WRITTEN PROBLEM:
Draw out every line with the word "this" from the listing below.

TASK MATERIAL:

──────

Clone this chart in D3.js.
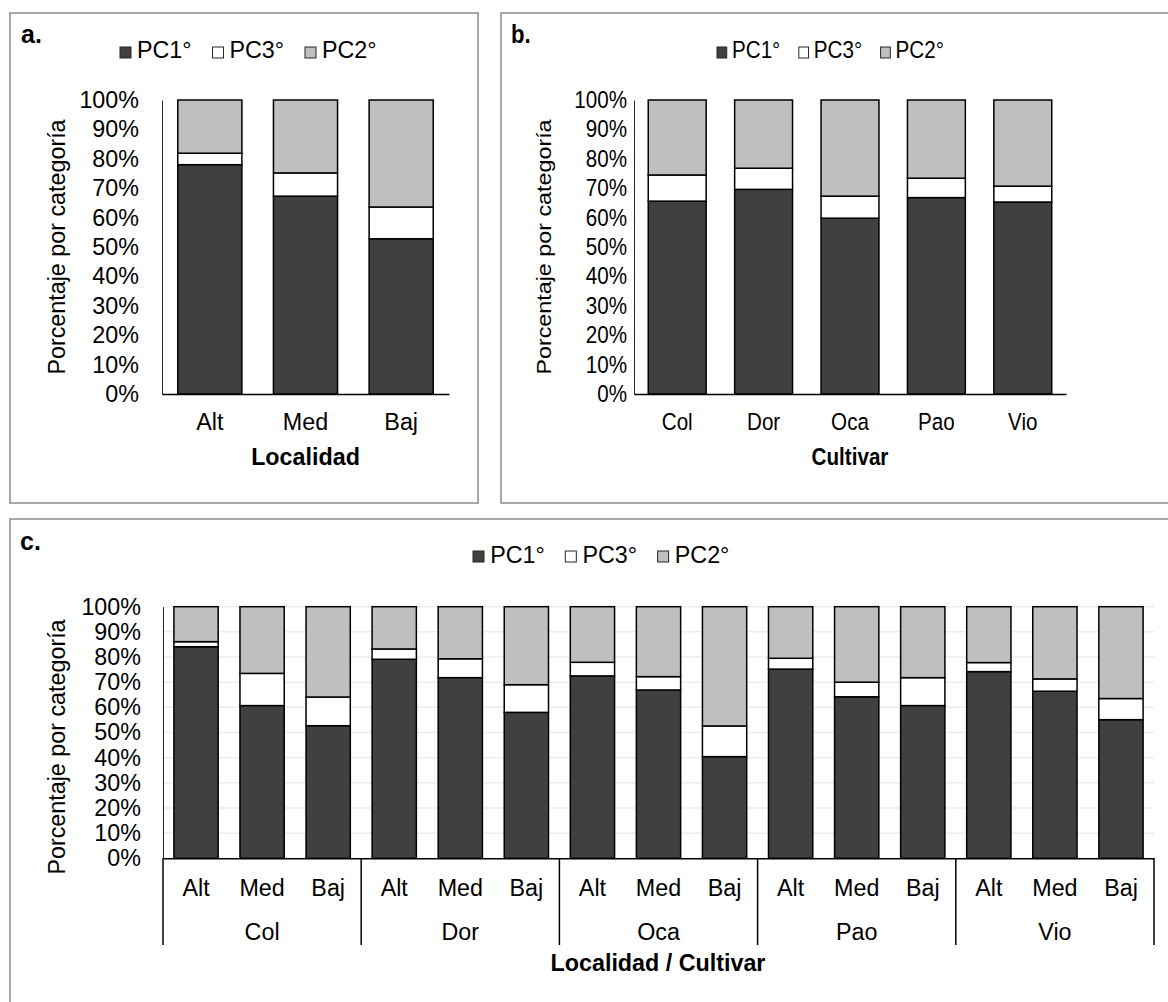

──────

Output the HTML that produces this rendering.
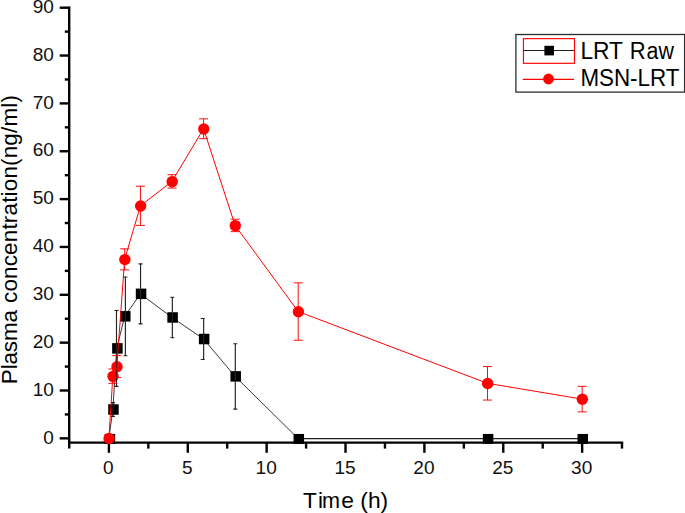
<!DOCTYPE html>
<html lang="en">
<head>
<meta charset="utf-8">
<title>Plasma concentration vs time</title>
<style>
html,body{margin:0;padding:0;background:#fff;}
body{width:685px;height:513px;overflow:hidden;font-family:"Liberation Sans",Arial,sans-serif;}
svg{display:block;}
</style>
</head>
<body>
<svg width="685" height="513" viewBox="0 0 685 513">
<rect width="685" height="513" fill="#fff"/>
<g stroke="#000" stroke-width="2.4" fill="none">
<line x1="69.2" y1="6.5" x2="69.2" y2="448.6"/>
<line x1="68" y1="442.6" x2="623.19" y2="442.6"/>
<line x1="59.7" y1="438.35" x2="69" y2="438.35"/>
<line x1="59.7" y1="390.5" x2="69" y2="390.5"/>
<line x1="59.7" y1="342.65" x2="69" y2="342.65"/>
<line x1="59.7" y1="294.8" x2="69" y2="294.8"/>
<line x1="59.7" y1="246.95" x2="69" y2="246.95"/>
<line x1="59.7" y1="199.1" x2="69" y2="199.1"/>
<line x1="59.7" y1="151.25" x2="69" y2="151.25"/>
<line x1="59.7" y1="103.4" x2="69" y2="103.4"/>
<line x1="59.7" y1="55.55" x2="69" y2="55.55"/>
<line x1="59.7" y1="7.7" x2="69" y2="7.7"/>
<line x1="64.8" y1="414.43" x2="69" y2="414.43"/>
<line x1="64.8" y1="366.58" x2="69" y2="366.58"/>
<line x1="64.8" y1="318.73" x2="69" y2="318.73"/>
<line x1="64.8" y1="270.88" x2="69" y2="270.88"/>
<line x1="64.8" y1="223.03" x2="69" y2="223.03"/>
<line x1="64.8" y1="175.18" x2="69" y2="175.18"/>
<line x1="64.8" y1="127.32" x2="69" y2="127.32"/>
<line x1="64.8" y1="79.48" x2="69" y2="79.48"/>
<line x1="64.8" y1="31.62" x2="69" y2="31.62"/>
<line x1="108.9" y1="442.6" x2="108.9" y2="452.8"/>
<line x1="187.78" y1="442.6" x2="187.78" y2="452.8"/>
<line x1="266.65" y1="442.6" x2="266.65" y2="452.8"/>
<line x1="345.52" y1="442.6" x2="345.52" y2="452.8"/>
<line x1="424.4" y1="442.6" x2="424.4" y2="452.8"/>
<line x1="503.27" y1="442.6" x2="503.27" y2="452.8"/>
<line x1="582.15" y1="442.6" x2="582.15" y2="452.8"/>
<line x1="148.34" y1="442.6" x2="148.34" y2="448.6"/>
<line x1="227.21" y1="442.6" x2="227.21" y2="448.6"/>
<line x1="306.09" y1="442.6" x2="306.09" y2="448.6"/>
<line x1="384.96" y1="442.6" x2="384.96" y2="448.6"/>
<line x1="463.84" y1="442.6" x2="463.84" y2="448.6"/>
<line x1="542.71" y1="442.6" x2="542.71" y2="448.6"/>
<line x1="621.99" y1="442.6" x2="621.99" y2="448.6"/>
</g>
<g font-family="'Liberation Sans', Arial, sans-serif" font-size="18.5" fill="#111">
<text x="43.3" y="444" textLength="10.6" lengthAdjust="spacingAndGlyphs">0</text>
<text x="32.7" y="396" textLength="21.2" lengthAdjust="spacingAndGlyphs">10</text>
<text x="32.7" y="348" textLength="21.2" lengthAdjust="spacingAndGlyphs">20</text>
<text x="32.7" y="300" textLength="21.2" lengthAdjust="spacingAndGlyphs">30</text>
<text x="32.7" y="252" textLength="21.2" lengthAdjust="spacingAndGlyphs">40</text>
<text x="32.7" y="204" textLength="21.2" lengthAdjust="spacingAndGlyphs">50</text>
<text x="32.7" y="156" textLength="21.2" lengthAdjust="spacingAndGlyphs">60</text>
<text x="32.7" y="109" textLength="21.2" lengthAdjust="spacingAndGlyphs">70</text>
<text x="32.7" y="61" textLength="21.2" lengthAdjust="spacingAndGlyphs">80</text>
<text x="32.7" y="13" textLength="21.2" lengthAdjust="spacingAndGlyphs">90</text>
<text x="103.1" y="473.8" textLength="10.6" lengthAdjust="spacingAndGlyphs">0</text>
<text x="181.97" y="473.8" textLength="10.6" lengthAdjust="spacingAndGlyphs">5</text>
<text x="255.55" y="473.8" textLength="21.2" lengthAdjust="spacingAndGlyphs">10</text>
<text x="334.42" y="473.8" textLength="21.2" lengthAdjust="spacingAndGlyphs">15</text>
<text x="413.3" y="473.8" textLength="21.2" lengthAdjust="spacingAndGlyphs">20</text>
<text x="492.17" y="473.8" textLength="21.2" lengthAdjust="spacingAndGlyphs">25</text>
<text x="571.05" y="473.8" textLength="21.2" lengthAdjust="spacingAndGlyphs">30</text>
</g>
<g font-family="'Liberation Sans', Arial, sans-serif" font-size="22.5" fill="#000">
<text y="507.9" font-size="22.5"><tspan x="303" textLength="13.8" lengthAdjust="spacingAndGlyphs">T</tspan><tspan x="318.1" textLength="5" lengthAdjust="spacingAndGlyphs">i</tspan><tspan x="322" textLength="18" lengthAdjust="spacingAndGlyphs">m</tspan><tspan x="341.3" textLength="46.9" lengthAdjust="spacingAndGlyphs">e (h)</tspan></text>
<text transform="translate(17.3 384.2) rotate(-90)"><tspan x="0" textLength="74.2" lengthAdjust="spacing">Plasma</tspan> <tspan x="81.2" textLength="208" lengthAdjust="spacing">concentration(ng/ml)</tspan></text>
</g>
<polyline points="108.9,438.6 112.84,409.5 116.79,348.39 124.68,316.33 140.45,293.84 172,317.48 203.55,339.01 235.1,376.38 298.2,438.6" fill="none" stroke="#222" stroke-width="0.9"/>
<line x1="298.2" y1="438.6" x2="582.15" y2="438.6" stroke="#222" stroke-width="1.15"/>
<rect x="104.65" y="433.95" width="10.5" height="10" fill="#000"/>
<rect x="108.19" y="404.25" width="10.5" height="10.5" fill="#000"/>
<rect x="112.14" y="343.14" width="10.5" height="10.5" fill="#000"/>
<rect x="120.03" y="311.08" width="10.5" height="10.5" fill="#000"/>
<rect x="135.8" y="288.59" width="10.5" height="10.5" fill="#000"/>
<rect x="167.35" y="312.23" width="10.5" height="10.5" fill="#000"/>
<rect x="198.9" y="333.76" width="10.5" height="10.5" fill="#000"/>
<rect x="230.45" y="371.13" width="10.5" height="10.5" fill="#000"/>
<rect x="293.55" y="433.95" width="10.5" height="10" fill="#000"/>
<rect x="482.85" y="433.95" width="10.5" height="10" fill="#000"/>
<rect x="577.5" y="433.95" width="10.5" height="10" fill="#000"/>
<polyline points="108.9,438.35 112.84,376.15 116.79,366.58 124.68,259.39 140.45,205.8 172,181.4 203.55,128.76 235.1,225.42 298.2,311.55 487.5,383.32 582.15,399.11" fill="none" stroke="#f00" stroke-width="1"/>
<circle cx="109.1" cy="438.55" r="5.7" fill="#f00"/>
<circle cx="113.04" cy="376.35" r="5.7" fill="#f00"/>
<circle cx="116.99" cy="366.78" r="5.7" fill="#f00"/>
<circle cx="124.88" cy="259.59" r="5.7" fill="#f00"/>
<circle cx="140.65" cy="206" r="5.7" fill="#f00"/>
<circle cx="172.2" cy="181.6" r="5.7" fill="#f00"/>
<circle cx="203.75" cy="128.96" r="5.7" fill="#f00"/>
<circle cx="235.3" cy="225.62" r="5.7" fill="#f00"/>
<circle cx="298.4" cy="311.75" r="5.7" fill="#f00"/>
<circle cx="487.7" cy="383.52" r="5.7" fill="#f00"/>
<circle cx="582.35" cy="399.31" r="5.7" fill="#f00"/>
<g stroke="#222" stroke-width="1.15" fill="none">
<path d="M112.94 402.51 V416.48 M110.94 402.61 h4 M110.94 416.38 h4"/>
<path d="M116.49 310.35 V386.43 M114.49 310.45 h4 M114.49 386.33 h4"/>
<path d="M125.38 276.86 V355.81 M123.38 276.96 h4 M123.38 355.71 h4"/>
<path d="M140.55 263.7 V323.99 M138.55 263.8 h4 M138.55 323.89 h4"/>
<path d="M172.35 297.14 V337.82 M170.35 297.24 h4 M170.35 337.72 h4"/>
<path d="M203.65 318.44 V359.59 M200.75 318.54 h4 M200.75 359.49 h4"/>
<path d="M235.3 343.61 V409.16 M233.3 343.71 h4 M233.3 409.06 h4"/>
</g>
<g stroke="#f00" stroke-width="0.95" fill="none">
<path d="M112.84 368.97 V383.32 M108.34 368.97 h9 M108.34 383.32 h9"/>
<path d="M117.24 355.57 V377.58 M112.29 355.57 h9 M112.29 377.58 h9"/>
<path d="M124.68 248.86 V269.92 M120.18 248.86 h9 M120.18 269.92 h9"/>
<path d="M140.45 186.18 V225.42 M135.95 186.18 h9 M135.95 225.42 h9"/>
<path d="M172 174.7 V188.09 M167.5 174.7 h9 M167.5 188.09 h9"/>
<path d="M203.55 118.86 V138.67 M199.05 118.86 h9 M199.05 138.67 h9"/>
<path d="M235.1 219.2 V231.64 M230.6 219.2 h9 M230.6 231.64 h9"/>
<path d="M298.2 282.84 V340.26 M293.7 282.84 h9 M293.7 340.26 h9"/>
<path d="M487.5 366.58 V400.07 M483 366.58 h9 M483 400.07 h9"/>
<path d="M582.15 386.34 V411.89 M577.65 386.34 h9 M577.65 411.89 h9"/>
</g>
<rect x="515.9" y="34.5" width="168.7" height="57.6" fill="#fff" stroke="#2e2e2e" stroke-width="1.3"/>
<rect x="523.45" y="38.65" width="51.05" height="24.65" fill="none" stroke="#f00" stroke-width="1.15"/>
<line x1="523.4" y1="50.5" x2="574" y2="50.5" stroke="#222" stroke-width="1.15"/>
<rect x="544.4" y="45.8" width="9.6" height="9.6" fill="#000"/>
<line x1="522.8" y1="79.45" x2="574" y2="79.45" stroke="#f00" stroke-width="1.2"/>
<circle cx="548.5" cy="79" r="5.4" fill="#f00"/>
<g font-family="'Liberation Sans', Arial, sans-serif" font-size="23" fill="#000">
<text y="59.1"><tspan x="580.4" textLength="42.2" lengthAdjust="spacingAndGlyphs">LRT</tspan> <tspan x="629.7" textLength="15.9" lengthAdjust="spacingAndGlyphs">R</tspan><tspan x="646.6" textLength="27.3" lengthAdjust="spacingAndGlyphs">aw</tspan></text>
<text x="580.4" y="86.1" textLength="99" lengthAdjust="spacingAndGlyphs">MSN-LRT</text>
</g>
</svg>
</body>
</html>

──────

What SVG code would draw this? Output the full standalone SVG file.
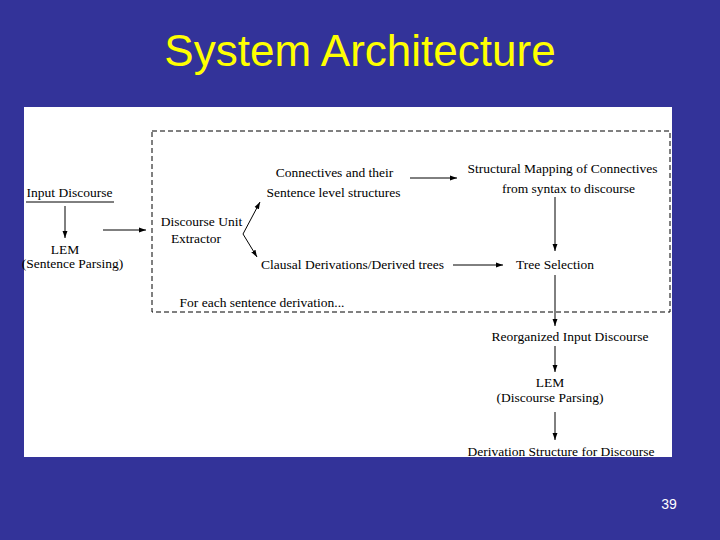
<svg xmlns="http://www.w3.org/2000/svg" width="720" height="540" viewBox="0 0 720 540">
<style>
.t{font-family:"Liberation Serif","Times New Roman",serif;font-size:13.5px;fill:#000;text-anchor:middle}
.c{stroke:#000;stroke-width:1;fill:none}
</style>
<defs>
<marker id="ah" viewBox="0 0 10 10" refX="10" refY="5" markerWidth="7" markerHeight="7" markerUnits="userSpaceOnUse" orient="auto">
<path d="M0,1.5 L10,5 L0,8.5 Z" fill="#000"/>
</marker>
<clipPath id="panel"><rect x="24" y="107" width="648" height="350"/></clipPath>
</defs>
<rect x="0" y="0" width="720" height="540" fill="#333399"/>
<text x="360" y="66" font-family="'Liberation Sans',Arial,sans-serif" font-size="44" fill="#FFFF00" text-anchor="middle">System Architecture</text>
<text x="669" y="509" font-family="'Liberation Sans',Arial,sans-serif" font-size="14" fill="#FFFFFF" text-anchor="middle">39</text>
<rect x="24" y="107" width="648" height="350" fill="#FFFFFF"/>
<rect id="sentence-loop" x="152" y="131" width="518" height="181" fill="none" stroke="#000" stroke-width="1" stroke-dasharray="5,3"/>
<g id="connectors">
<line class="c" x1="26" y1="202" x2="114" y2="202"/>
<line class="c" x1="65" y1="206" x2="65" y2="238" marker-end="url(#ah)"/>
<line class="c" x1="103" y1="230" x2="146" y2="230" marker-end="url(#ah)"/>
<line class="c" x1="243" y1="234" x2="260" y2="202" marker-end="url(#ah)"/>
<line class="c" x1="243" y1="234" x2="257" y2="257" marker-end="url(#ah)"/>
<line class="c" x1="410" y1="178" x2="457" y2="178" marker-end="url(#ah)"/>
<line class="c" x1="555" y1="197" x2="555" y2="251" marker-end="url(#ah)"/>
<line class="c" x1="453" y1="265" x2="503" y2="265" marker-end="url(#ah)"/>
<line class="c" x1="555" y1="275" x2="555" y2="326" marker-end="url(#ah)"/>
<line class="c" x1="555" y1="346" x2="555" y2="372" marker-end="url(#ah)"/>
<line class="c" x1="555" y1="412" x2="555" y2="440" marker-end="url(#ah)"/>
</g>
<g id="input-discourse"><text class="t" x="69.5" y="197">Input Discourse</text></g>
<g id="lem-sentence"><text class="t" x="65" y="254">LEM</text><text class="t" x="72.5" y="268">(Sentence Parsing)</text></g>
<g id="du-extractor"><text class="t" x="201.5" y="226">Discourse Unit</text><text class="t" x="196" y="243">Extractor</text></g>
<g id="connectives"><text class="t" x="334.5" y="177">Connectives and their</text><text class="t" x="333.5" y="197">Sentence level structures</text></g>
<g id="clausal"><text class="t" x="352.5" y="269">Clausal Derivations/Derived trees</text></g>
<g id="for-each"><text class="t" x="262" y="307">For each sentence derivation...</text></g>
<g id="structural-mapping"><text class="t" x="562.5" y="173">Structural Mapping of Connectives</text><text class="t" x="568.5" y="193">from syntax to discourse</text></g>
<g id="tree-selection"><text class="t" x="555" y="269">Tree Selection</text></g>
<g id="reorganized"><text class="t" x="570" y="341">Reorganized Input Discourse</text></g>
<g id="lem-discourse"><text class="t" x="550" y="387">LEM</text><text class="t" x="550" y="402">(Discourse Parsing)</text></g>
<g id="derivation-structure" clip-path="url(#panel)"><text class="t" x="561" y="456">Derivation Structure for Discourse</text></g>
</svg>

──────

PROBLEM SOLUTION:
Clone this chart in D3.js.
Output the HTML that produces this rendering.
What SVG code would draw this? Output the full standalone SVG file.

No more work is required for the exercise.